__WHAT YOU WILL DO__.
Output the lines exactly, from the one where "Recreate this image" appears through the one where "plt.rcParams['font.family'] = ['Liberation" appears. Images are left out.

__INFORMATION SUPPLIED__.
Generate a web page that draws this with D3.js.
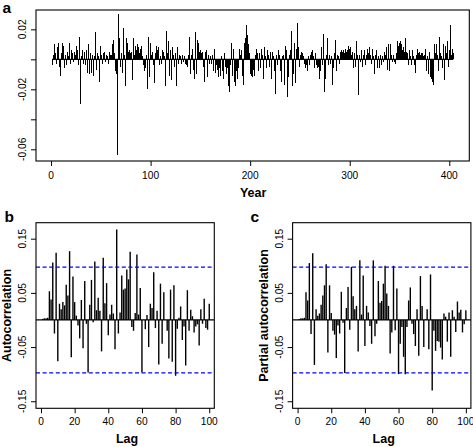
<!DOCTYPE html>
<html><head><meta charset="utf-8">
<script src="https://cdn.jsdelivr.net/npm/d3@7"></script>
<style>
body{margin:0;background:#fff}
svg{display:block}
text{font-family:"Liberation Sans",Arial,Helvetica,sans-serif;fill:#000}
</style>
</head><body>
<svg id="chart" width="473" height="447"></svg>
<script>
// ---------- DATA ----------
// Panel a: annual series (years 1..404)
const seriesValues = [
-.004,.003,.010,.004,-.003,.008,.011,.006,-.005,-.011,
.004,.011,.009,-.006,.003,-.004,.005,.002,.011,-.003,
.006,.004,-.002,.005,.003,.009,.006,-.004,.015,-.030,
.002,.006,-.003,.005,-.004,.006,-.009,.010,-.010,.004,
-.009,.003,-.011,.002,.018,-.007,.004,.002,-.015,.009,
.003,-.003,.004,.005,-.002,.003,.002,-.003,.005,.003,
.003,.010,.013,.004,-.008,-.010,-.064,.030,.014,-.005,
.004,-.009,.021,.003,-.018,.014,.011,.005,.006,.004,
.005,-.014,.014,.003,.009,.006,.010,.008,.004,.007,
.009,.002,-.004,-.008,-.006,.003,-.020,.015,-.012,.011,
.003,.005,-.004,-.016,.004,.009,.006,.008,-.004,.002,
-.003,.006,.005,.002,-.018,.019,.004,.012,-.011,.006,
-.014,.008,.003,-.005,.004,-.018,.008,-.003,.003,.002,
-.003,.003,-.002,.002,-.003,-.004,-.005,.003,.015,-.010,
.003,.007,-.007,-.013,.018,-.010,.013,.011,.005,.006,
.004,.005,-.005,-.015,.005,.006,-.012,.003,-.003,.002,
-.003,.003,-.008,.007,-.009,-.004,-.007,-.012,-.006,-.011,
.002,-.008,-.013,.004,-.005,-.010,-.006,-.018,-.022,-.004,
.011,-.011,.007,-.015,-.018,-.008,-.013,-.006,.007,.003,
.006,-.011,-.017,.011,.014,.023,.016,.010,.004,-.010,
-.011,-.012,-.007,-.011,.003,.007,.004,-.008,.004,-.006,
.007,.003,-.013,.008,.002,-.006,.006,.003,-.005,.005,
-.013,.005,.002,-.008,-.023,.003,-.004,.006,.003,-.008,
-.015,.002,.003,-.017,.009,.003,.006,-.025,-.012,.003,
.006,.019,-.018,-.010,.011,-.016,.007,.024,.008,-.005,
.003,.005,.004,.002,-.003,-.006,-.004,-.008,.002,-.004,
.003,.005,.006,.002,-.006,.004,-.004,-.006,-.005,-.013,
-.008,.008,-.004,.017,-.022,-.013,.003,.014,-.004,.003,
-.003,.002,-.017,-.006,.004,.013,-.008,.003,.002,-.003,
.005,.006,.005,.006,.004,.007,.005,.006,.009,.007,
.008,.003,.005,-.006,.004,-.005,.012,.003,-.024,.003,
-.002,.006,-.005,.003,.006,-.004,.003,.007,.004,.008,
.003,-.003,.007,.002,-.010,.003,.006,-.006,.002,-.006,
.003,-.004,.002,-.002,.005,.003,.008,-.007,.010,-.008,
.010,.003,-.002,.003,-.002,-.003,.004,.012,.009,.011,
.012,.010,.006,.008,.005,.014,.005,.004,-.004,.006,
.002,-.004,.006,.002,-.004,-.009,.003,.007,.004,.005,
.003,.004,.004,.002,.003,.007,-.008,.002,-.010,.005,
-.012,-.013,-.015,-.017,.010,.004,.010,.003,-.008,.015,
.004,.002,-.006,.010,-.014,.009,.004,.012,-.005,.006,
.023,.003,.007,.004
];
const years = seriesValues.map((v, i) => i + 1);

// Panel b: autocorrelation, lags 1..100
const acfValues = [
.002,.003,.003,.004,.053,.038,.106,-.025,.124,-.076,
.030,.020,.033,.027,.065,.045,.127,-.069,.080,.033,
.008,-.010,-.034,.037,-.052,.072,-.007,-.097,.028,.074,
-.004,.108,.018,.041,.017,-.058,.115,.031,.068,-.028,
.010,.028,.012,-.054,.167,-.025,.014,.082,.056,.058,
.093,.075,.126,-.013,-.020,.013,.121,.010,.059,-.097,
.000,-.017,.009,-.050,.030,.022,.088,-.015,.017,-.082,
.067,-.044,.051,.000,-.020,-.071,.056,-.077,.064,-.103,
-.016,.004,.025,-.037,-.012,-.084,.055,-.020,.019,.007,
-.023,-.012,-.008,-.047,.020,-.007,.039,-.015,-.018,.030
];
// Panel c: partial autocorrelation, lags 1..100
const pacfValues = [
.002,.003,.003,.004,.051,.036,.105,-.026,.123,-.083,
.020,.008,.012,.028,.045,.064,.103,-.060,.064,.013,
-.020,-.027,-.070,-.010,-.025,.052,-.005,-.098,.022,.061,
-.018,.098,.044,.020,.026,-.058,.110,.010,.082,-.048,
.026,.014,-.011,-.044,.110,-.030,-.007,.072,.032,.035,
.067,.100,.049,.026,-.062,-.023,.100,-.019,.058,-.100,
-.044,-.013,-.068,-.100,-.013,.036,.060,-.007,-.026,-.048,
.020,-.066,.081,.026,-.050,.001,.020,-.054,.084,-.130,
-.020,-.057,-.039,-.040,-.051,-.073,.012,.006,-.040,.014,
-.068,.018,.006,-.022,.034,.014,.019,-.023,-.008,.018
];
const lags = acfValues.map((v, i) => i + 1);
const confLimit = 0.0975;

// tick values / labels
const aYTicks = [-0.06, -0.04, -0.02, 0, 0.02];
const aYLabels = ["-0.06", "", "-0.02", "", "0.02"];
const aXTicks = [0, 100, 200, 300, 400];
const cYTicks = [-0.15, -0.05, 0.05, 0.15];
const cYLabels = ["-0.15", "-0.05", "0.05", "0.15"];
const cXTicks = [0, 20, 40, 60, 80, 100];

// ---------- DRAW ----------
const svg = d3.select("#chart");
const tickFont = 10.2, titleFont = 12.5, letterFont = 15.5;

function leftAxis(g, scale, x0, ticks, labels) {
  g.append("g").attr("transform", `translate(${x0},0)`)
    .call(d3.axisLeft(scale).tickValues(ticks).tickSize(5).tickSizeOuter(0).tickFormat(""))
    .call(s => s.select(".domain").remove())
    .call(s => s.selectAll(".tick line").attr("stroke", "#000").attr("stroke-width", 1));
  ticks.forEach((t, i) => {
    if (!labels[i]) return;
    const y = scale(t), x = x0 - 9.5;
    g.append("text").attr("x", x).attr("y", y)
      .attr("transform", `rotate(-90,${x},${y})`)
      .attr("text-anchor", "middle").attr("font-size", tickFont).text(labels[i]);
  });
}
function bottomAxis(g, scale, y0, ticks, baseY) {
  g.append("g").attr("transform", `translate(0,${y0})`)
    .call(d3.axisBottom(scale).tickValues(ticks).tickSize(5).tickSizeOuter(0).tickFormat(""))
    .call(s => s.select(".domain").remove())
    .call(s => s.selectAll(".tick line").attr("stroke", "#000").attr("stroke-width", 1));
  ticks.forEach(t => {
    g.append("text").attr("x", scale(t)).attr("y", baseY)
      .attr("text-anchor", "middle").attr("font-size", tickFont).text(t);
  });
}

// Panel a
{
  const L = 36, R = 469.3, T = 10, B = 161;
  const x = d3.scaleLinear().domain([-15.1, 420.1]).range([L, R]);
  const y = d3.scaleLinear().domain([-0.0678, 0.0329]).range([B, T]);
  const g = svg.append("g");
  g.append("line").attr("x1", x(years[0])).attr("x2", x(years[years.length - 1]))
    .attr("y1", y(0)).attr("y2", y(0)).attr("stroke", "#000").attr("stroke-width", 1.3);
  g.selectAll("line.bar").data(seriesValues).join("line").attr("class", "bar")
    .attr("x1", (d, i) => x(years[i])).attr("x2", (d, i) => x(years[i]))
    .attr("y1", y(0)).attr("y2", d => y(d))
    .attr("stroke", "#000").attr("stroke-width", 1).attr("shape-rendering", "crispEdges");
  g.append("rect").attr("x", L).attr("y", T).attr("width", R - L).attr("height", B - T)
    .attr("fill", "none").attr("stroke", "#000").attr("stroke-width", 1.1);
  leftAxis(g, y, L, aYTicks, aYLabels);
  bottomAxis(g, x, B, aXTicks, 178.5);
  g.append("text").attr("x", (x(0) + x(400)) / 2 + 3).attr("y", 197)
    .attr("text-anchor", "middle").attr("font-size", titleFont).attr("font-weight", "bold").text("Year");
  g.append("text").attr("x", 2.5).attr("y", 12.5).attr("font-size", letterFont)
    .attr("font-weight", "bold").text("a");
}

// Panels b and c
function corrPanel(L, R, vals, title, titleX, letter, letterX) {
  const T = 222.7, B = 408.3;
  const x = d3.scaleLinear().domain([-2.96, 103]).range([L, R]);
  const y = d3.scaleLinear().domain([-0.163, 0.1795]).range([B, T]);
  const g = svg.append("g");
  g.append("line").attr("x1", L).attr("x2", R).attr("y1", y(0)).attr("y2", y(0))
    .attr("stroke", "#000").attr("stroke-width", 1.3);
  g.selectAll("line.bar").data(vals).join("line").attr("class", "bar")
    .attr("x1", (d, i) => x(lags[i])).attr("x2", (d, i) => x(lags[i]))
    .attr("y1", y(0)).attr("y2", d => y(d))
    .attr("stroke", "#000").attr("stroke-width", 1.4);
  [confLimit, -confLimit].forEach(c => {
    g.append("line").attr("x1", L).attr("x2", R).attr("y1", y(c)).attr("y2", y(c))
      .attr("stroke", "#0000ff").attr("stroke-width", 1.3).attr("stroke-dasharray", "4,2.6");
  });
  g.append("rect").attr("x", L).attr("y", T).attr("width", R - L).attr("height", B - T)
    .attr("fill", "none").attr("stroke", "#000").attr("stroke-width", 1.1);
  leftAxis(g, y, L, cYTicks, cYLabels);
  bottomAxis(g, x, B, cXTicks, 424.5);
  g.append("text").attr("x", (x(0) + x(100)) / 2 + 2).attr("y", 442.5)
    .attr("text-anchor", "middle").attr("font-size", titleFont).attr("font-weight", "bold").text("Lag");
  const cy = (T + B) / 2;
  g.append("text").attr("x", titleX).attr("y", cy)
    .attr("transform", `rotate(-90,${titleX},${cy})`)
    .attr("text-anchor", "middle").attr("font-size", titleFont).attr("font-weight", "bold").text(title);
  g.append("text").attr("x", letterX).attr("y", 221.5).attr("font-size", letterFont)
    .attr("font-weight", "bold").text(letter);
}
corrPanel(36, 214.3, acfValues, "Autocorrelation", 10.5, "b", 4.5);
corrPanel(292.6, 470.9, pacfValues, "Partial autocorrelation", 267.5, "c", 250.5);
</script>
</body></html>
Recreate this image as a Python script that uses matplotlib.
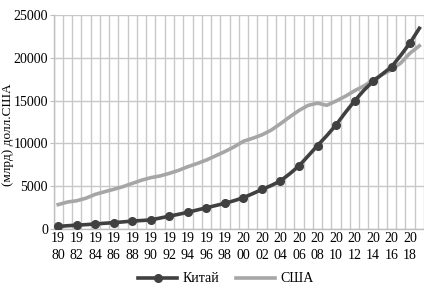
import numpy as np
import matplotlib
matplotlib.use('Agg')
import matplotlib.pyplot as plt

plt.rcParams['font.family'] = ['Liberation Serif', 'DejaVu Serif']

# GDP (PPP), bn USD
years = list(range(1980, 2020))
china = [300, 380, 450, 510, 590, 670, 740, 830, 930, 990,
         1060, 1280, 1500, 1720, 1950, 2220, 2480, 2740, 3000, 3310,
         3660, 4130, 4620, 5080, 5620, 6450, 7370, 8550, 9750, 10900,
         12150, 13600, 14950, 16200, 17250, 18100, 18950, 20300, 21750, 23450]
usa = [2850, 3150, 3300, 3600, 4050, 4350, 4640, 4950, 5330, 5700,
       6000, 6200, 6500, 6850, 7280, 7650, 8060, 8550, 9050, 9600,
       10250, 10600, 11000, 11550, 12300, 13100, 13850, 14450, 14700, 14450,
       14950, 15500, 16150, 16700, 17400, 18050, 18600, 19400, 20550, 21400]
tick_years = years[::2]
y_ticks = [0, 5000, 10000, 15000, 20000, 25000]

fig = plt.figure(figsize=(4.24, 2.9), dpi=100)
ax = fig.add_axes([53.6 / 424, 1 - 229 / 290, 1 - 53.6 / 424, 214 / 290])

x = np.arange(len(years))
ax.plot(x, china, color='#404040', linewidth=2.6, marker='o', markersize=5.5,
        markevery=2, label='Китай', zorder=3)
ax.plot(x, usa, color='#a6a6a6', linewidth=2.6, label='США', zorder=2)

ax.set_xlim(-0.5, 39.2)
ax.set_ylim(0, 25000)
ax.set_yticks(y_ticks)
ax.set_yticklabels([str(v) for v in y_ticks], fontsize=10)

# category boundaries as grid lines
ax.set_xticks(np.arange(-0.5, 40, 1), minor=True)
ax.set_xticks(x[::2])
ax.set_xticklabels([f'{str(y)[:2]}\n{str(y)[2:]}' for y in tick_years],
                   fontsize=10, linespacing=1.45)
ax.grid(True, which='minor', axis='x', color='#c8c8c8', linewidth=1)
ax.grid(True, which='major', axis='y', color='#c8c8c8', linewidth=1)
ax.set_axisbelow(True)
ax.tick_params(axis='x', which='both', length=0, pad=2)
ax.tick_params(axis='y', length=3, color='#bfbfbf', pad=1)

for s in ['top', 'right']:
    ax.spines[s].set_visible(False)
for s in ['left', 'bottom']:
    ax.spines[s].set_color('#bfbfbf')
    ax.spines[s].set_linewidth(1)

ax.set_ylabel('(млрд) долл.США', fontsize=9.5)
ax.yaxis.set_label_coords(-0.108, 0.44)

fig.legend(loc='center', bbox_to_anchor=(226 / 424, 1 - 279 / 290), ncol=2,
           frameon=False, fontsize=10, handlelength=2.8, columnspacing=1.2,
           handletextpad=0.4)

fig.savefig('out.png', dpi=100)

__FINAL RESULT__.
Recreate this image as a Python script that uses matplotlib.
import numpy as np
import matplotlib
matplotlib.use('Agg')
import matplotlib.pyplot as plt

plt.rcParams['font.family'] = ['Liberation Serif', 'DejaVu Serif']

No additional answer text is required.